_TO DO_
Repeat the listing that follows, character for character, minus the pictures.
★ ★ ★ ★
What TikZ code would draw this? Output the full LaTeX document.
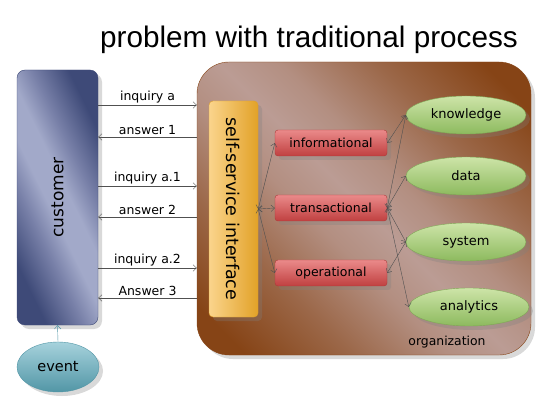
\documentclass[tikz,border=0pt]{standalone}
\usepackage{fontspec}
\usetikzlibrary{shapes.geometric,shadows,arrows.meta}
\newfontfamily\labelfont{DejaVu Sans}
\newfontfamily\titlefont{Liberation Sans}

\definecolor{custdark}{HTML}{3E4A78}
\definecolor{custlight}{HTML}{A2A9C9}
\definecolor{custmid}{HTML}{7880A8}
\definecolor{orginner}{HTML}{BB9C94}
\definecolor{orgouter}{HTML}{864416}
\definecolor{ifdark}{HTML}{E2A228}
\definecolor{iflight}{HTML}{FAD48C}
\definecolor{redtop}{HTML}{EA8A8A}
\definecolor{redbot}{HTML}{C04040}
\definecolor{greentop}{HTML}{CDE4A8}
\definecolor{greenbot}{HTML}{8DBA5E}
\definecolor{teallight}{HTML}{A6D2DC}
\definecolor{tealdark}{HTML}{5296A6}
\definecolor{linkgray}{HTML}{505050}

\pgfdeclareverticalshading{orgshade}{100bp}{%
  color(0bp)=(orgouter); color(20bp)=(orgouter); color(32bp)=(orginner!40!orgouter);
  color(43bp)=(orginner!85!orgouter); color(50bp)=(orginner); color(57bp)=(orginner!85!orgouter);
  color(68bp)=(orginner!40!orgouter); color(80bp)=(orgouter); color(100bp)=(orgouter)}
\pgfdeclareverticalshading{custshade}{100bp}{%
  color(0bp)=(custdark); color(26bp)=(custdark); color(38bp)=(custmid);
  color(46bp)=(custlight); color(54bp)=(custlight); color(62bp)=(custmid);
  color(74bp)=(custdark); color(100bp)=(custdark)}

\tikzset{
  >={Straight Barb[length=3.5pt,width=6.5pt]},
  shadowed/.style={drop shadow={shadow xshift=4pt, shadow yshift=-4pt, opacity=0.3}},
  taskbox/.style={shadowed, draw=redbot!90!black, top color=redtop, bottom color=redbot,
    rounded corners=3pt, minimum width=112pt, minimum height=26pt, inner sep=0pt,
    font=\labelfont\fontsize{12.5}{14}\selectfont},
  resource/.style={shadowed, ellipse, draw=greenbot!90!black, top color=greentop, bottom color=greenbot,
    minimum width=120pt, minimum height=38pt, inner sep=0pt,
    font=\labelfont\fontsize{13}{15}\selectfont},
  link/.style={<->, linkgray, thin},
  msg/.style={linkgray, thin},
  msglabel/.style={midway, above, inner sep=2pt, text=black, font=\labelfont\fontsize{12.5}{14}\selectfont}
}

\begin{document}
\begin{tikzpicture}[x=1pt, y=-1pt]
\useasboundingbox (0,0) rectangle (538,403);

\node (title) at (309,40) {\titlefont\fontsize{29.7}{32}\selectfont problem with traditional process};

\node (org) [shadowed, draw=orgouter, shading=orgshade, shading angle=135, rounded corners=32pt,
  minimum width=334pt, minimum height=293pt] at (364,208.5) {};
\node (orglabel) at (447,342) {\labelfont\fontsize{12.4}{14}\selectfont organization};

\node (cust) [shadowed, rotate=90, draw=custdark, shading=custshade, shading angle=116,
  rounded corners=8pt, minimum width=255pt, minimum height=81pt,
  font=\labelfont\fontsize{17}{19}\selectfont] at (57.5,197.5) {customer};

\node (event) [shadowed, ellipse, draw=tealdark, top color=teallight, bottom color=tealdark,
  minimum width=82pt, minimum height=50pt, font=\labelfont\fontsize{14.5}{16}\selectfont] at (58,367) {event};

\node (iface) [shadowed, rotate=-90, draw=ifdark, left color=iflight, right color=ifdark,
  rounded corners=4pt, minimum width=216pt, minimum height=49pt,
  font=\labelfont\fontsize{17.5}{19}\selectfont] at (233.5,209) {self-service interface};

\node (info) [taskbox] at (331,143) {informational};
\node (trans) [taskbox] at (331,208) {transactional};
\node (oper) [taskbox] at (331,273) {operational};

\node (know) [resource] at (466,115) {knowledge};
\node (data) [resource] at (466,176) {data};
\node (sys) [resource] at (466,242) {system};
\node (anly) [resource] at (469,307) {analytics};

\draw [->, tealdark] (event.north) -- (cust.west);

\draw [msg, ->] (cust.south |- 0,105) -- (org.west |- 0,105) node [msglabel] {inquiry a};
\draw [msg, <-] (cust.south |- 0,137) -- (org.west |- 0,137) node [msglabel] {answer 1};
\draw [msg, ->] (cust.south |- 0,186) -- (org.west |- 0,186) node [msglabel] {inquiry a.1};
\draw [msg, <-] (cust.south |- 0,217) -- (org.west |- 0,217) node [msglabel] {answer 2};
\draw [msg, ->] (cust.south |- 0,268) -- (org.west |- 0,268) node [msglabel] {inquiry a.2};
\draw [msg, <-] (cust.south |- 0,298) -- (org.west |- 0,298) node [msglabel] {Answer 3};

\draw [link] (iface.north) -- (info.west);
\draw [link] (iface.north) -- (trans.west);
\draw [link] (iface.north) -- (oper.west);

\draw [link] (info.east) -- (know.west);
\draw [link] (trans.east) -- (know.west);
\draw [link] (trans.east) -- (data.west);
\draw [link] (trans.east) -- (sys.west);
\draw [link] (trans.east) -- (anly.west);
\draw [link] (oper.east) -- (sys.west);
\end{tikzpicture}
\end{document}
★ ★ ★ ★
_RESULT FOR THIS EXERCISE_
What TikZ code would draw this? Output the full LaTeX document.
\documentclass[tikz,border=0pt]{standalone}
\usepackage{fontspec}
\usetikzlibrary{shapes.geometric,shadows,arrows.meta}
\newfontfamily\labelfont{DejaVu Sans}
\newfontfamily\titlefont{Liberation Sans}

\definecolor{custdark}{HTML}{3E4A78}
\definecolor{custlight}{HTML}{A2A9C9}
\definecolor{custmid}{HTML}{7880A8}
\definecolor{orginner}{HTML}{BB9C94}
\definecolor{orgouter}{HTML}{864416}
\definecolor{ifdark}{HTML}{E2A228}
\definecolor{iflight}{HTML}{FAD48C}
\definecolor{redtop}{HTML}{EA8A8A}
\definecolor{redbot}{HTML}{C04040}
\definecolor{greentop}{HTML}{CDE4A8}
\definecolor{greenbot}{HTML}{8DBA5E}
\definecolor{teallight}{HTML}{A6D2DC}
\definecolor{tealdark}{HTML}{5296A6}
\definecolor{linkgray}{HTML}{505050}

\pgfdeclareverticalshading{orgshade}{100bp}{%
  color(0bp)=(orgouter); color(20bp)=(orgouter); color(32bp)=(orginner!40!orgouter);
  color(43bp)=(orginner!85!orgouter); color(50bp)=(orginner); color(57bp)=(orginner!85!orgouter);
  color(68bp)=(orginner!40!orgouter); color(80bp)=(orgouter); color(100bp)=(orgouter)}
\pgfdeclareverticalshading{custshade}{100bp}{%
  color(0bp)=(custdark); color(26bp)=(custdark); color(38bp)=(custmid);
  color(46bp)=(custlight); color(54bp)=(custlight); color(62bp)=(custmid);
  color(74bp)=(custdark); color(100bp)=(custdark)}

\tikzset{
  >={Straight Barb[length=3.5pt,width=6.5pt]},
  shadowed/.style={drop shadow={shadow xshift=4pt, shadow yshift=-4pt, opacity=0.3}},
  taskbox/.style={shadowed, draw=redbot!90!black, top color=redtop, bottom color=redbot,
    rounded corners=3pt, minimum width=112pt, minimum height=26pt, inner sep=0pt,
    font=\labelfont\fontsize{12.5}{14}\selectfont},
  resource/.style={shadowed, ellipse, draw=greenbot!90!black, top color=greentop, bottom color=greenbot,
    minimum width=120pt, minimum height=38pt, inner sep=0pt,
    font=\labelfont\fontsize{13}{15}\selectfont},
  link/.style={<->, linkgray, thin},
  msg/.style={linkgray, thin},
  msglabel/.style={midway, above, inner sep=2pt, text=black, font=\labelfont\fontsize{12.5}{14}\selectfont}
}

\begin{document}
\begin{tikzpicture}[x=1pt, y=-1pt]
\useasboundingbox (0,0) rectangle (538,403);

\node (title) at (309,40) {\titlefont\fontsize{29.7}{32}\selectfont problem with traditional process};

\node (org) [shadowed, draw=orgouter, shading=orgshade, shading angle=135, rounded corners=32pt,
  minimum width=334pt, minimum height=293pt] at (364,208.5) {};
\node (orglabel) at (447,342) {\labelfont\fontsize{12.4}{14}\selectfont organization};

\node (cust) [shadowed, rotate=90, draw=custdark, shading=custshade, shading angle=116,
  rounded corners=8pt, minimum width=255pt, minimum height=81pt,
  font=\labelfont\fontsize{17}{19}\selectfont] at (57.5,197.5) {customer};

\node (event) [shadowed, ellipse, draw=tealdark, top color=teallight, bottom color=tealdark,
  minimum width=82pt, minimum height=50pt, font=\labelfont\fontsize{14.5}{16}\selectfont] at (58,367) {event};

\node (iface) [shadowed, rotate=-90, draw=ifdark, left color=iflight, right color=ifdark,
  rounded corners=4pt, minimum width=216pt, minimum height=49pt,
  font=\labelfont\fontsize{17.5}{19}\selectfont] at (233.5,209) {self-service interface};

\node (info) [taskbox] at (331,143) {informational};
\node (trans) [taskbox] at (331,208) {transactional};
\node (oper) [taskbox] at (331,273) {operational};

\node (know) [resource] at (466,115) {knowledge};
\node (data) [resource] at (466,176) {data};
\node (sys) [resource] at (466,242) {system};
\node (anly) [resource] at (469,307) {analytics};

\draw [->, tealdark] (event.north) -- (cust.west);

\draw [msg, ->] (cust.south |- 0,105) -- (org.west |- 0,105) node [msglabel] {inquiry a};
\draw [msg, <-] (cust.south |- 0,137) -- (org.west |- 0,137) node [msglabel] {answer 1};
\draw [msg, ->] (cust.south |- 0,186) -- (org.west |- 0,186) node [msglabel] {inquiry a.1};
\draw [msg, <-] (cust.south |- 0,217) -- (org.west |- 0,217) node [msglabel] {answer 2};
\draw [msg, ->] (cust.south |- 0,268) -- (org.west |- 0,268) node [msglabel] {inquiry a.2};
\draw [msg, <-] (cust.south |- 0,298) -- (org.west |- 0,298) node [msglabel] {Answer 3};

\draw [link] (iface.north) -- (info.west);
\draw [link] (iface.north) -- (trans.west);
\draw [link] (iface.north) -- (oper.west);

\draw [link] (info.east) -- (know.west);
\draw [link] (trans.east) -- (know.west);
\draw [link] (trans.east) -- (data.west);
\draw [link] (trans.east) -- (sys.west);
\draw [link] (trans.east) -- (anly.west);
\draw [link] (oper.east) -- (sys.west);
\end{tikzpicture}
\end{document}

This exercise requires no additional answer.